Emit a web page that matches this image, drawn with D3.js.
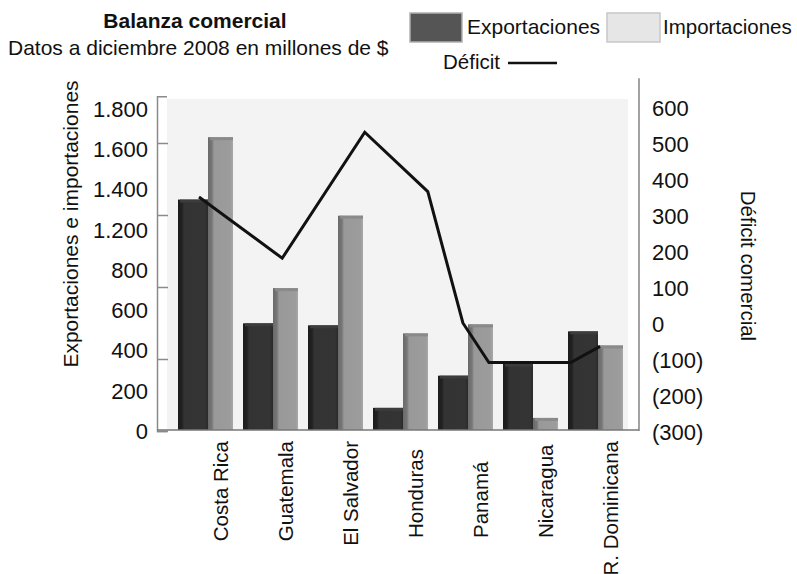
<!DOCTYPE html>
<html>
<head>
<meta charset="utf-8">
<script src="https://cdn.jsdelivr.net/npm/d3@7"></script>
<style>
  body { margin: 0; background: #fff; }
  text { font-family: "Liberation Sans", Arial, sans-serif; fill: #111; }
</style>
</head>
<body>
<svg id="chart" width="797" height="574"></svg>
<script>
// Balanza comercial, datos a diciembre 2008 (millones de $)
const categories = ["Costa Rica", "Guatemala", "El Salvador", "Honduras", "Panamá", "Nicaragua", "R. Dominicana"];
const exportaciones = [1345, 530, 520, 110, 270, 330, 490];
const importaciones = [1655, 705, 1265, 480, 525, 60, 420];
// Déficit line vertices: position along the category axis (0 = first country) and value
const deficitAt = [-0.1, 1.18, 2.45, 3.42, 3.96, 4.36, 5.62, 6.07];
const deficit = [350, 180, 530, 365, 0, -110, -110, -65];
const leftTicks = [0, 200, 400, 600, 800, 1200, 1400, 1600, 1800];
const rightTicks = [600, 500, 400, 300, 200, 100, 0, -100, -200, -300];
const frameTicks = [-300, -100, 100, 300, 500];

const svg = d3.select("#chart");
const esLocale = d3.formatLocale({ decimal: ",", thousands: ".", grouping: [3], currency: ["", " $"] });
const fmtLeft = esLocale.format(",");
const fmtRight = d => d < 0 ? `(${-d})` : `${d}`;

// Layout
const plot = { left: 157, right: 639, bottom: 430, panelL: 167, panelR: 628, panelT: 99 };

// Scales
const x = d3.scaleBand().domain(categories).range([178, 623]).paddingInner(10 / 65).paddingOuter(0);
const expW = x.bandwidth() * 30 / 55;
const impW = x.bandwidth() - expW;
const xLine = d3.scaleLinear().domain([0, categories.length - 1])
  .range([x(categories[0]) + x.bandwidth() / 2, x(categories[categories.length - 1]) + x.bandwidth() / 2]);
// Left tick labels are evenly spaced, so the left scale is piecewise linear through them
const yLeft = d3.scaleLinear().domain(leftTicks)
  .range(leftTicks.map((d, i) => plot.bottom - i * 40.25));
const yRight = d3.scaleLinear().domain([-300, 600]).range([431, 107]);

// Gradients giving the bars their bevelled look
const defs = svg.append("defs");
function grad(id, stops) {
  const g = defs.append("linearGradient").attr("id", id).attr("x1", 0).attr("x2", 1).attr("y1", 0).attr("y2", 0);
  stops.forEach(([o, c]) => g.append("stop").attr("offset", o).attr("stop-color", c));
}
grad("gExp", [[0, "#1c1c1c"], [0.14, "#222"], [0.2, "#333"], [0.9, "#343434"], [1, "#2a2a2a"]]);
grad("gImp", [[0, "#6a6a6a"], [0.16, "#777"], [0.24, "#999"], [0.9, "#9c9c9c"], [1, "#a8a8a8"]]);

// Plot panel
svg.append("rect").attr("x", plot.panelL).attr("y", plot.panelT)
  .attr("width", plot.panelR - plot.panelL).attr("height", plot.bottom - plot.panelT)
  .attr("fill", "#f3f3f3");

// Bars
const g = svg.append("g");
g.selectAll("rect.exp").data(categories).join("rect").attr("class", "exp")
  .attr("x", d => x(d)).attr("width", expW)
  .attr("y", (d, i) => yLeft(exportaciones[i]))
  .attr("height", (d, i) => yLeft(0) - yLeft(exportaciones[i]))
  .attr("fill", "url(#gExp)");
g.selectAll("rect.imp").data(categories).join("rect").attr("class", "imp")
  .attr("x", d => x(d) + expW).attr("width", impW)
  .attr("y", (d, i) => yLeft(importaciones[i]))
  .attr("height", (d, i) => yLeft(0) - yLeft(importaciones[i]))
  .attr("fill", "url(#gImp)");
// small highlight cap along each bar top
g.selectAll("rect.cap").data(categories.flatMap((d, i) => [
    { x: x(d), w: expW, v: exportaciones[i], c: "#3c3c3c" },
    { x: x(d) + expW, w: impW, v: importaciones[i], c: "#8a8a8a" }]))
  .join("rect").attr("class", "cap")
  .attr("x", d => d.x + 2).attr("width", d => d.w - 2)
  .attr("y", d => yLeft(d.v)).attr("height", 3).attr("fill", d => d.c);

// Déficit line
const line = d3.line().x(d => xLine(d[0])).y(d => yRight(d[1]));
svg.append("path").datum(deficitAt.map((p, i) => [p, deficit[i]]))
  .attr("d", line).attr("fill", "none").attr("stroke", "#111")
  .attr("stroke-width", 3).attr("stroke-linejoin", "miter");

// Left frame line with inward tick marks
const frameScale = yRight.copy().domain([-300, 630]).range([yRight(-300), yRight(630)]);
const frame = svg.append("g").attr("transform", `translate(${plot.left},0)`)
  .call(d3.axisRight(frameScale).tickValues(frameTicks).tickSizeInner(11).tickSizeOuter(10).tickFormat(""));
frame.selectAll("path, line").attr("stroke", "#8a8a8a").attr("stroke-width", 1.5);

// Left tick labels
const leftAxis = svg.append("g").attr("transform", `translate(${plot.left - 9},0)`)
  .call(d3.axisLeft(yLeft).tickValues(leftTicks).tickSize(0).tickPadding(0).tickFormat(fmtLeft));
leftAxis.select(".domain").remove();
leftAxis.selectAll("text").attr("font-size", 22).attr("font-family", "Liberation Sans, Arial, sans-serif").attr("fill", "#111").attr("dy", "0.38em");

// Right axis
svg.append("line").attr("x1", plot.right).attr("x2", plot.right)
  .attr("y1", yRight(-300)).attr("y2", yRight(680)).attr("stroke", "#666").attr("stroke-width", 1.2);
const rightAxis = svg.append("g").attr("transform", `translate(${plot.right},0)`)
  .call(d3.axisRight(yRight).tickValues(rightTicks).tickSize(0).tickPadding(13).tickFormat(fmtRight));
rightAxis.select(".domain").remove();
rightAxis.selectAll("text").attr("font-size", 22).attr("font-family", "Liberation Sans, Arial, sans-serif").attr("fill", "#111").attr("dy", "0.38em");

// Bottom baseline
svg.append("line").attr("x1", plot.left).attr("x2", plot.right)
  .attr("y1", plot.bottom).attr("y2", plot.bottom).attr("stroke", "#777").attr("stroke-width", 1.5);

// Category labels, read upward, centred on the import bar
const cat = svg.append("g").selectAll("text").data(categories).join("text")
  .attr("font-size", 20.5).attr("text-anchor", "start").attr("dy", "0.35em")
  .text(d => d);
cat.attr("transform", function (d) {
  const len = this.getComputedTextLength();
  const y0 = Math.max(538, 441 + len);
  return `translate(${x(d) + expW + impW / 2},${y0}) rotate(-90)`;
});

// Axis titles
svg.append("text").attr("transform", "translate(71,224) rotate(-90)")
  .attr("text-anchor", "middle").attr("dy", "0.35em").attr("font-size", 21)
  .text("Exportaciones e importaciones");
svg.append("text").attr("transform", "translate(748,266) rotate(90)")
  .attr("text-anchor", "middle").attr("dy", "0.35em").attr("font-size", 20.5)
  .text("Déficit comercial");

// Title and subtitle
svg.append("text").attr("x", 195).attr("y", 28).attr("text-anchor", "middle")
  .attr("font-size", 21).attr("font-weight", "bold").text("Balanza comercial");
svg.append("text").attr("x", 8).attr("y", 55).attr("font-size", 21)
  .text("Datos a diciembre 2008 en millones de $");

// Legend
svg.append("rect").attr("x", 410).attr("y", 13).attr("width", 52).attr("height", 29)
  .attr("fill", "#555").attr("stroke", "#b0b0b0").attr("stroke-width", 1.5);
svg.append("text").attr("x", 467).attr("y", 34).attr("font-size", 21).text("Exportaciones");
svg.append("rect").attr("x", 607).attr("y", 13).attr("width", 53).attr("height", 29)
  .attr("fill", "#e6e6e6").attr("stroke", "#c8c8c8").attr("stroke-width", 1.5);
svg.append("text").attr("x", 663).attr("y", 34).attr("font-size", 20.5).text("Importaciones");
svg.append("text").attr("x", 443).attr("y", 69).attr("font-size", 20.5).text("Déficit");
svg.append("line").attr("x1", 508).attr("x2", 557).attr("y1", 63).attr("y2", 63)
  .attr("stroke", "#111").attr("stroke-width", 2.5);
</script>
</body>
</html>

_PROMPT_
Each line from the top of the material through the line containing "const frameTicks = [-300, -100, 100, 300, 500];" should be reproduced exactly; please drop any images.

_ANSWER TO THE PROBLEM_
Emit a web page that matches this image, drawn with D3.js.
<!DOCTYPE html>
<html>
<head>
<meta charset="utf-8">
<script src="https://cdn.jsdelivr.net/npm/d3@7"></script>
<style>
  body { margin: 0; background: #fff; }
  text { font-family: "Liberation Sans", Arial, sans-serif; fill: #111; }
</style>
</head>
<body>
<svg id="chart" width="797" height="574"></svg>
<script>
// Balanza comercial, datos a diciembre 2008 (millones de $)
const categories = ["Costa Rica", "Guatemala", "El Salvador", "Honduras", "Panamá", "Nicaragua", "R. Dominicana"];
const exportaciones = [1345, 530, 520, 110, 270, 330, 490];
const importaciones = [1655, 705, 1265, 480, 525, 60, 420];
// Déficit line vertices: position along the category axis (0 = first country) and value
const deficitAt = [-0.1, 1.18, 2.45, 3.42, 3.96, 4.36, 5.62, 6.07];
const deficit = [350, 180, 530, 365, 0, -110, -110, -65];
const leftTicks = [0, 200, 400, 600, 800, 1200, 1400, 1600, 1800];
const rightTicks = [600, 500, 400, 300, 200, 100, 0, -100, -200, -300];
const frameTicks = [-300, -100, 100, 300, 500];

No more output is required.